What Raw Brain Juices Read Like

flying bulletThis might be a bad idea, but hey, it wouldn’t be the first and won’t be the last. Anywho, for my blog post today I’m blessing you fine readers with an example of what the unrefined fiction goo looks like while it is still fresh on the digital page. Why? You might ask?

  • Reason One: It might be fun to see another step of the process.
  • Reason Two: Maybe it will prick your curiosity.
  • Reason Three: I’m behind schedule on writing blog posts.

Just this last week I’ve started on the first draft of my next novel.
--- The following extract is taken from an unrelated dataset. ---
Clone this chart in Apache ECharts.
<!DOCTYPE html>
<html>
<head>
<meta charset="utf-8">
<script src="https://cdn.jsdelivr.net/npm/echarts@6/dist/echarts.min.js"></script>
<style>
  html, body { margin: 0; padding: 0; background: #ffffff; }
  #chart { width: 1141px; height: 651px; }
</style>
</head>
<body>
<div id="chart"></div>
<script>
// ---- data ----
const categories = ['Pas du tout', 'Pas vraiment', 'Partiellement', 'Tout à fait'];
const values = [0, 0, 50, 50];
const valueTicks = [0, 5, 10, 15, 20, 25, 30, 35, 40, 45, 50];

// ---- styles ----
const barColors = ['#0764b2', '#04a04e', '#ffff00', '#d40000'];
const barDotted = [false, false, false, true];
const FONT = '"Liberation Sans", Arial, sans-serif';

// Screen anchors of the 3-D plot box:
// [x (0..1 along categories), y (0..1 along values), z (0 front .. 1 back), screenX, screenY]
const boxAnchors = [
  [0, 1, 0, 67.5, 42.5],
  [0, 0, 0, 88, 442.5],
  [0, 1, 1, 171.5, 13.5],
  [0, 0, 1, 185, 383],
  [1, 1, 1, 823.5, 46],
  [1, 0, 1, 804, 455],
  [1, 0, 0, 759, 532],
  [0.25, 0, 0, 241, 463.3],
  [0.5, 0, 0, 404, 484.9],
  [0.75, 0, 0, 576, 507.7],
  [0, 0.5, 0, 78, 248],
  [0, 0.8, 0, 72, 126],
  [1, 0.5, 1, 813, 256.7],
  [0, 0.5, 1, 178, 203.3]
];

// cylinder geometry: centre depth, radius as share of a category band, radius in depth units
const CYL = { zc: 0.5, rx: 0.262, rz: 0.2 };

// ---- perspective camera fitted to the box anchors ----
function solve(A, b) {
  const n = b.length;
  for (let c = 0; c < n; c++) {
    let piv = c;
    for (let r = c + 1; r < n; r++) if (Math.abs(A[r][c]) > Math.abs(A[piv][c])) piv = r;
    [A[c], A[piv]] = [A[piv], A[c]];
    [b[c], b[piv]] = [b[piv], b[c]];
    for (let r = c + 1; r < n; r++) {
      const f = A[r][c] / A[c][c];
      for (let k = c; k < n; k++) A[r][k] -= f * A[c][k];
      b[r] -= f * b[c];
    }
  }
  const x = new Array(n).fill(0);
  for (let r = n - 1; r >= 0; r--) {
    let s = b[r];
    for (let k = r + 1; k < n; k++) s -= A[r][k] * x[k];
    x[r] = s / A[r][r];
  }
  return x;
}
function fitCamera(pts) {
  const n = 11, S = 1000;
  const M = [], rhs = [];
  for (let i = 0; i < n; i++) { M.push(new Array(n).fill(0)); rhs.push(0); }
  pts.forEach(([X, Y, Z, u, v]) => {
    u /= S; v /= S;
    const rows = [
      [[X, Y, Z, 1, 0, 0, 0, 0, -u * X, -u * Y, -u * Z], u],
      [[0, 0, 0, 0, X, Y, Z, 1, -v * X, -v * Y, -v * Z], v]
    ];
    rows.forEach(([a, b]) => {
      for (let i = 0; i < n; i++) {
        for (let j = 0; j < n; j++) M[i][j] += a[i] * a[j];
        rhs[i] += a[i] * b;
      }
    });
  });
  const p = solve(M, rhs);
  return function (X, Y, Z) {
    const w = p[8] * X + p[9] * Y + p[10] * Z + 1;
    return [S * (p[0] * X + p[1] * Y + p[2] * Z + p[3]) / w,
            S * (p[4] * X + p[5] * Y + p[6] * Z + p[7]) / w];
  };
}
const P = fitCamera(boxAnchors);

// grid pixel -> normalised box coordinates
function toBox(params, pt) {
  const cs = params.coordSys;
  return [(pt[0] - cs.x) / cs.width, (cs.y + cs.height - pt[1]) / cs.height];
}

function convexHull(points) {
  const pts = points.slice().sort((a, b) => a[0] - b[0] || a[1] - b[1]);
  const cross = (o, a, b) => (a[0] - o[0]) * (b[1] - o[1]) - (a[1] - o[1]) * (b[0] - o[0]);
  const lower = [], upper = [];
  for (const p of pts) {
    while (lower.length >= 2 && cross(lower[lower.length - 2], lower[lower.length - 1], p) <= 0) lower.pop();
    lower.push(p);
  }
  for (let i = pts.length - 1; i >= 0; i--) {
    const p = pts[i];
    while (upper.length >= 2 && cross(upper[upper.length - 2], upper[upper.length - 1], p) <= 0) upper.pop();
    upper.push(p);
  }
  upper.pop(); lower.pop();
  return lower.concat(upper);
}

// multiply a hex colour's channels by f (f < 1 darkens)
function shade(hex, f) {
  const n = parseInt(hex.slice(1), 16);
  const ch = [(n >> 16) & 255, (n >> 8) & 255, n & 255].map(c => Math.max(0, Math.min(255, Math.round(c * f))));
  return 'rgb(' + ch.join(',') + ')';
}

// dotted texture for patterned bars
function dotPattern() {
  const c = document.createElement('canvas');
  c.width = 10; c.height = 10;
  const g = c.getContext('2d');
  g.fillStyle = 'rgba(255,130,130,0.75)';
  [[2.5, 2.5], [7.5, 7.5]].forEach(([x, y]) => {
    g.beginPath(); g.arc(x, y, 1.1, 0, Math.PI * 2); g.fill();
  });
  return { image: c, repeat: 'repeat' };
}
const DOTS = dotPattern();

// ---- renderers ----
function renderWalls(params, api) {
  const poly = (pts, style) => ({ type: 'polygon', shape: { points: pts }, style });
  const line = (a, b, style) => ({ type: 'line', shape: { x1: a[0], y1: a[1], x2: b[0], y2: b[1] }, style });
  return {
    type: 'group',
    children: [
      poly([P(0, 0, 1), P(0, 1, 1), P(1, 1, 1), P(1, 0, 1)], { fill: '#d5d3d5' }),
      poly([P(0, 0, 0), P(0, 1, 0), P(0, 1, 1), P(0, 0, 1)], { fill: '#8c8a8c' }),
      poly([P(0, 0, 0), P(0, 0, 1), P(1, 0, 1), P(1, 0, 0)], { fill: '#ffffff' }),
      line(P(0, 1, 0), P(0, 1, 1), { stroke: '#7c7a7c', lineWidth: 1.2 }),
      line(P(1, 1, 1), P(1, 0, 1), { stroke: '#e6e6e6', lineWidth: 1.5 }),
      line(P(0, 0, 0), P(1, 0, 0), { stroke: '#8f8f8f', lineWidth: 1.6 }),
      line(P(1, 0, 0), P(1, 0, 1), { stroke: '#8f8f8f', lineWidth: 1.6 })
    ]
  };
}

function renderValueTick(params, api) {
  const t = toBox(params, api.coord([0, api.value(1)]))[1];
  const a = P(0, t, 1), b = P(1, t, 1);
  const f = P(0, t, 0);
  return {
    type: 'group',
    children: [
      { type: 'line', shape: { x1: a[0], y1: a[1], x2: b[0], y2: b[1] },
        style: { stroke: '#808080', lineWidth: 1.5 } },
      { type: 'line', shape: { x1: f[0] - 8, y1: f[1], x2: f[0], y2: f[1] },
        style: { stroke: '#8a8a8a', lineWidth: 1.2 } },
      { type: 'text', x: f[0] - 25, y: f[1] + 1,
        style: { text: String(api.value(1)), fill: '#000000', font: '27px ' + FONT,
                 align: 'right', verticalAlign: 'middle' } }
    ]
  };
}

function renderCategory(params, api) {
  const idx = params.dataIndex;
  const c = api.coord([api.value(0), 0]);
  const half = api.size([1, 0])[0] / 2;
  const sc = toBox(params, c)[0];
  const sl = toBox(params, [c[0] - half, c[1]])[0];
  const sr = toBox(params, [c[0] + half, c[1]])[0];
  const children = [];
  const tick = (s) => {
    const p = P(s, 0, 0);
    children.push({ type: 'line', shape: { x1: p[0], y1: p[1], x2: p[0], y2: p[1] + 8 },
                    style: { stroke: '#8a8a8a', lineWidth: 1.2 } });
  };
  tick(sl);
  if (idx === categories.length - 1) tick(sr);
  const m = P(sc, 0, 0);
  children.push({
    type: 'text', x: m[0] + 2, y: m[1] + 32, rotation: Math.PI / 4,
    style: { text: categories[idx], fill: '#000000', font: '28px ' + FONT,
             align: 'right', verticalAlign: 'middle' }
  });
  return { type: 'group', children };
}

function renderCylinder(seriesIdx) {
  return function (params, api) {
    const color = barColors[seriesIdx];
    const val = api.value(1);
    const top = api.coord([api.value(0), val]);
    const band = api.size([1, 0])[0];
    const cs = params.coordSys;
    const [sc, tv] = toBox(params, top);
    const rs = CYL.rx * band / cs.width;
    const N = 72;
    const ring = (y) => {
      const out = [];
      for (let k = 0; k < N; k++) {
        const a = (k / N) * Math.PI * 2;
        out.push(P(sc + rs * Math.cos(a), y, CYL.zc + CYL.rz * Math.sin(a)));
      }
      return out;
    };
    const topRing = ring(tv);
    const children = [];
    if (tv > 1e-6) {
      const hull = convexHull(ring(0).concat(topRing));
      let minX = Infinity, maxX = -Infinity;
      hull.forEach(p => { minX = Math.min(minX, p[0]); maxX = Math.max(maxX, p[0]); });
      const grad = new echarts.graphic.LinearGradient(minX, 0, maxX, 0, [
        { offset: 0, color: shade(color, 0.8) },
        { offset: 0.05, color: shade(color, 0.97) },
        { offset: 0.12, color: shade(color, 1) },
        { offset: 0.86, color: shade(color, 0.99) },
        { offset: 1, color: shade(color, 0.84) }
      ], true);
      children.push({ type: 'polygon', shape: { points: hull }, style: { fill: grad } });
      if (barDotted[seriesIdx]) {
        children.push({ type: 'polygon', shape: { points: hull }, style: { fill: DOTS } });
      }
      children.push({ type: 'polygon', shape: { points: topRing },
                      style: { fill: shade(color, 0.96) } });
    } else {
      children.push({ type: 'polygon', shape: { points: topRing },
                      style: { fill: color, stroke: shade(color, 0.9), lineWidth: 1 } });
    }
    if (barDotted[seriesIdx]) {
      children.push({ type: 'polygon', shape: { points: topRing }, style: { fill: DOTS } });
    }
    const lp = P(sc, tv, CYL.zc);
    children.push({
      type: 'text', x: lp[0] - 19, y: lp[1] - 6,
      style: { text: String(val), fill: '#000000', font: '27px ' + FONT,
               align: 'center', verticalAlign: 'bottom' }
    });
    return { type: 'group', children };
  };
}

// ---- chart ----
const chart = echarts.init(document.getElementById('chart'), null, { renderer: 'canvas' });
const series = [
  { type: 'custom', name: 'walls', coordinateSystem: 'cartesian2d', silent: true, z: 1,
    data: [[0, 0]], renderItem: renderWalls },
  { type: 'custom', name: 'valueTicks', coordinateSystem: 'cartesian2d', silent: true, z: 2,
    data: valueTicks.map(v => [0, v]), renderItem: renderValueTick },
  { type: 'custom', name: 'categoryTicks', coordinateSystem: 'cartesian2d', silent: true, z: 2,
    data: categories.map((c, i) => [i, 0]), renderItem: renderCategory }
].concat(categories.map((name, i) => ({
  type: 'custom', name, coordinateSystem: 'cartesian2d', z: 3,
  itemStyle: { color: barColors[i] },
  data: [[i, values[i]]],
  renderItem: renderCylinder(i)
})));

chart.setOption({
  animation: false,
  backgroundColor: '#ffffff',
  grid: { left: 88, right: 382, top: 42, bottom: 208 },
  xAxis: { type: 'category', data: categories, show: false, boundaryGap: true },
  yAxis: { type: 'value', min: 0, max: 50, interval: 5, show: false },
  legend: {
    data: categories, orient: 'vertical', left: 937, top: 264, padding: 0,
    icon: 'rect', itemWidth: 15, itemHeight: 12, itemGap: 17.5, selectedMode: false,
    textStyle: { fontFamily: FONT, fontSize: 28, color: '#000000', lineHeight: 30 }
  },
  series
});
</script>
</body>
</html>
Without any set-up or background, here is a snippet (context is overrated):

The second figure I had tried to shoot held me by my belt at eye level. He revealed the palm of his hand, holding it open inches in front of me. A 9mm bullet lie there, glistening. He choked, struggling to breath before huffing a clot of phlegm into my face.

Where was I? Who? I fumbled between realities. In one world a blistering, hot wind scoured my face with sand. In the other an isopropanol solution stung my eyes. The man starring at me blurred between a craggy-faced red-eyed demon and a bland cubical-drone performing his duties without emotion. “Do I know you?”

The red-eyed man laughed. “We’ve met, once.”

I blinked droplets of isopropanol and detergent from my eyes. Thirty-two seconds. Tossing me upward, the drone spun. Instantaneously he caught me with a roundhouse kick to the chest. I felt every aspect of the kick, experienced the expenditure of every ounce of energy required to generate it… and more. I saw its color as light bent around the moving foot. I heard the red-eyed man’s laughter, tasted what he had for breakfast—salted fish and black coffee, arabica.

I floated, ascending slowly toward the ceiling. The drone followed through the kick with angry efficiency. Then transferring the shiny bullet from left hand to right he propelled it forward like a pitcher toward home plate.

Droplets of solution shattered and spiraled clear of the bullet’s path before collapsing in its wake. Marisol.

I smashed into the ceiling as her taught body jerked, her finger twitching on the trigger. She resisted the reality, forcing her mind to reject the misfiring signals from the region around the bullet wound.

“Marisol!”

I felt the river rising. I felt the torrent stealing me away.

“Marisol.”

My mind’s screen blanked, all of me now subsumed in the background. Jim Buckner dead, gone, disappeared. Blackness.

That about sums it up. Now you won’t even need to read the book! (Just kidding.)